Young Czechs turn to church, punk music to escape harsh regime

* Four of 20 Franciscan monks scooped up in Eastertide police raids in Prague and several other Czechoslovak cities are held and charged with ''illegal religious activity.''

* The Czech Communist Party newspaper Rude Pravo prints a scornful attack on an extravagant new wave of punk-rock music among the young.

These recent news items might seem unrelated. But both are closely linked to a major problem of special concern for some time to an economically beleaguered Prague regime - the apparent ever-spreading disaffection among the nation's youth.

The Franciscans and other small or relatively loosely organized religious groups have been a special target of the campaign against religion in recent years, often because of their identification with the young.

As on previous such occasions, books and papers were confiscated from homes the police entered Palm Sunday. The Catholic news agency here reported the police did not have search warrants. (One young priest who challenged their right, the agency said, was handcuffed to a radiator while his room was searched.)

''Illegal'' priestly activity for such groups as the Franciscans usually means working in a considerable ''underground'' church developed in recent years. This church continues strongly despite harassment and, moreover, is apparently proving particularly attractive to the young.

The Communist authorities choose to see it as a direct challenge. They allege it is part of a general Vatican endeavor under its Polish Pope to build up a ''fifth column'' dangerous to the Czechoslovak state in line with the Reagan administration's ideas of ''destabilizing'' East-bloc regimes.

Many of these clandestine clerics are young ordained priests whom the government refuses to license; others are older ones whose authorizations have been annulled. The ban is often laid on those who oppose or refuse to join the government-sponsored religious organization ''Pacem in Terris.''

Many have been jailed for defying the ban. According to church estimates, the number of imprisoned priests in Czechoslovakia at any one time has rarely fallen below 100 in recent years.

Religious instruction of children is prohibited except on church premises and requires official sanction of a formal request by both parents. It has become an act of courage for parents, for this step frequently means loss of a job.

It is, for example, impossible for an actively practicing Catholic to be a schoolteacher or, in fact, to hold any meaningful administration or managerial post; and children whose parents opt for religious instruction for them may find they are barred from higher education.

Such elements of repressive dogma in Communist rule have combined to foster a mood of deep frustration among many youths. Many react by turning toward religion or toward the kind of ''way-out'' music denounced by Rude Pravo.

''A philosophy of nihilism, marasmus (decay), and a cynical approach to life, '' the newspaper said of new groups styling themselves the ''Yellow Dogs,'' ''Sausage Wrappers,'' ''Hard Currency Allowance,'' and so on.

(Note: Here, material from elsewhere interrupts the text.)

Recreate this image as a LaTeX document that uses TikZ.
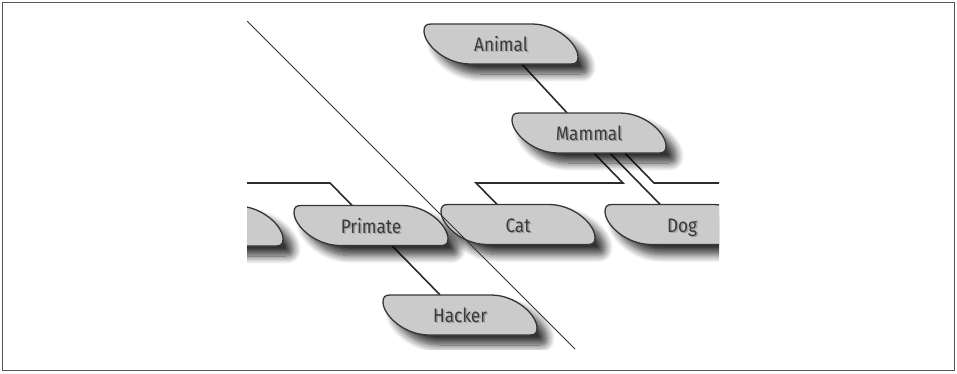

The paper indicated that the authorities are particularly concerned that such groups include many ''professionals'' from such preserves of the party as the Socialist Union of Youth or from the trade unions and the ranks of local government employees.

''It's not surprising,'' commented a Czech intellectual recently. ''The party has its sports and recreation clubs, but everything is so organized and so strictly performance-oriented that many youngsters want nothing of them.

''There is really nothing for the kids if they wish just to enjoy doing their own thing or just kick a ball around a football ground without feeling they have to excel or lose sleep over a result.

''A lot look to religion, partly because it is something which seems in some way forbidden, which also makes it attractive, partly because it offers to fill a gap in their lives.

''It exasperates the authorities because they see themselves rejected by youth. They are not able to fill that gap and, worse, they know it and that they still obviously haven't anything better to offer.''

A provincial party secretary reported not only that young people's interest in joining had declined by half, but that many accepted as candidate members were then withdrawing.

''They just don't realize,'' the intellectual added, ''that many youngsters are looking for more than either Marxist materialism or total consumerism, so the regime fails on both counts.''

The ''underground'' church draws especially from intellectual youth. Its Bible studies, lectures, and services conducted in the priests' own homes, with always the hazard of an abrupt police visit, have become, so to speak, a militant auxiliary to the mainstream of the Catholic Church which, for obvious reasons, works within the rules.

But the Catholic Church itself is circumscribed in many areas - with rigid limits on admissions to theological training and on religious publications. It is always liable to official interference.

Prague's leaders are among the most virulent critics of Polish events since 1980. They have sometimes seemed to think the role of the Polish church in this critical period could be emulated in Czechoslovakia. That is an unrealistic proposition. The Catholic Church there may claim half of 15 million Czechs and Slovaks as followers. But it was never a ''national'' church (like Poland's) and 30 years of Eastern Europe's most consistently aggressive atheistic campaigning have taken a heavy toll on its practicing strength.